Binance launches $40M WLFI airdrop for USD1 holders, weekly payouts start Feb 2

Binance has launched a four-week rewards campaign distributing $40 million worth of WLFI governance tokens to users who hold the USD1 stablecoin on the exchange. The campaign runs Jan. 23–Feb. 20 with roughly $10 million in WLFI allocated each week. Eligibility requires KYC and residence in supported jurisdictions; broker and borrowed USD1 balances are excluded. Binance will take hourly snapshots across Spot, Funding, Margin and USDⓈ-M (USDT/U‑denominated) perpetual accounts, use each day’s lowest USD1 balance to compute a seven‑day average, and apply that average to determine weekly payouts. USD1 balances posted as collateral in margin or futures accounts receive a higher reward rate. Payouts begin Feb. 2 and continue every Friday thereafter; each distribution will publish the effective annualised rate used. USD1 is a multichain stablecoin launched in 2025 and claims 1:1 backing by USD cash and money-market funds; it circulates on Monad, Ethereum, Solana and Aptos and has topped a multi-billion dollar market cap. WLFI is World Liberty Financial’s token and has seen rising DeFi integrations, payroll use cases and on‑chain liquidity, though it has attracted some scrutiny over political associations. For traders: expect temporary increases in on-exchange USD1 and WLFI liquidity and trading volume, possible short-term price pressure around weekly distributions, and shifts in user behaviour toward using USD1 as collateral in margin/futures to capture higher rewards. Monitor withdrawal patterns and orderbook depth for WLFI across the week to anticipate volatility and arbitrage opportunities.
Neutral
The campaign is likely to produce mixed, time-limited effects on WLFI and USD1 prices rather than a sustained directional move. Weekly distributions and higher rewards for collateralised USD1 should boost on-exchange USD1 balances and WLFI sell-side supply immediately after payouts, which can create short-term downward pressure on WLFI price as recipients realise tokens.

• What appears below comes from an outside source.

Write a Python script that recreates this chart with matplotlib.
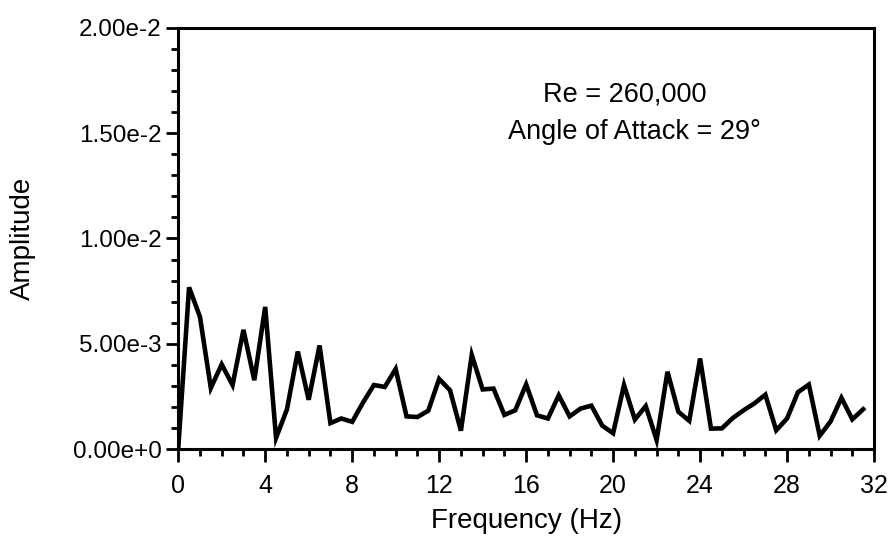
import numpy as np
import matplotlib
matplotlib.use("Agg")
import matplotlib.pyplot as plt
from matplotlib.ticker import MultipleLocator, FuncFormatter

plt.rcParams['font.family'] = ['Liberation Sans', 'DejaVu Sans']

# spectrum, 0.5 Hz bins (amplitude in units of 1e-3)
freq_step = 0.5
amp_e3 = [0.0, 7.68, 6.28, 2.90, 4.02, 3.04, 5.66, 3.27, 6.75, 0.53,
          1.88, 4.63, 2.34, 4.92, 1.23, 1.45, 1.29, 2.21, 3.04, 2.95,
          3.80, 1.55, 1.52, 1.82, 3.33, 2.79, 0.87, 4.47, 2.83, 2.87,
          1.62, 1.84, 3.07, 1.60, 1.45, 2.55, 1.55, 1.92, 2.06, 1.11,
          0.75, 3.04, 1.40, 2.04, 0.43, 3.67, 1.77, 1.34, 4.30, 0.97,
          0.98, 1.47, 1.84, 2.17, 2.58, 0.89, 1.45, 2.70, 3.06, 0.63,
          1.31, 2.43, 1.41, 1.89]

x_ticks = [0, 4, 8, 12, 16, 20, 24, 28, 32]
y_ticks = [0.0, 0.005, 0.01, 0.015, 0.02]

freq = np.arange(len(amp_e3)) * freq_step
amp = np.array(amp_e3) * 1e-3


def sci_fmt(v, pos):
    s = f"{v:.2e}"
    mant, exp = s.split("e")
    sign = exp[0]
    return f"{mant}e{sign}{int(exp[1:])}"


fig = plt.figure(figsize=(8.91, 5.44), dpi=100)
ax = fig.add_axes([0.200, 0.1746, 0.781, 0.774])

ax.plot(freq, amp, color='black', lw=3.3, solid_joinstyle='miter')

ax.set_xlim(0, 32)
ax.set_ylim(0, 0.02)
ax.set_xticks(x_ticks)
ax.set_yticks(y_ticks)
ax.xaxis.set_minor_locator(MultipleLocator(1))
ax.yaxis.set_minor_locator(MultipleLocator(0.001))
ax.yaxis.set_major_formatter(FuncFormatter(sci_fmt))

for s in ax.spines.values():
    s.set_linewidth(2.2)

ax.tick_params(which='both', direction='out', top=False, right=False, width=2)
ax.tick_params(which='major', length=9)
ax.tick_params(which='minor', length=5)
ax.tick_params(axis='x', labelsize=18, pad=9)
ax.tick_params(axis='y', labelsize=17.5, pad=3)

ax.set_xlabel('Frequency (Hz)', fontsize=20, labelpad=7)
ax.set_ylabel('Amplitude', fontsize=20)
ax.yaxis.set_label_coords(-0.205, 0.5)

ax.text(0.642, 0.841, 'Re = 260,000', transform=ax.transAxes,
        ha='center', va='center', fontsize=19.5)
ax.text(0.655, 0.753, 'Angle of Attack = 29°', transform=ax.transAxes,
        ha='center', va='center', fontsize=19.5)

fig.savefig('out.png', dpi=100)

Conversely, increased liquidity, on‑exchange depth and new demand from traders seeking arbitrage or to capture rewards (especially using USD1 as collateral in margin/futures) can support price stability and occasional buy-side spikes. Over the short term (days around each Friday distribution) expect elevated volatility and volume for WLFI and USD1, with potential brief bearish pressure on WLFI post-distribution. Over the medium to long term, impact depends on token uptake in DeFi and utility — if WLFI utility and integrations grow, selling pressure may ease and the effect could turn neutral-to-bullish. Therefore the immediate market reaction is neutral overall: transient volatility rather than a clear bull or bear trend.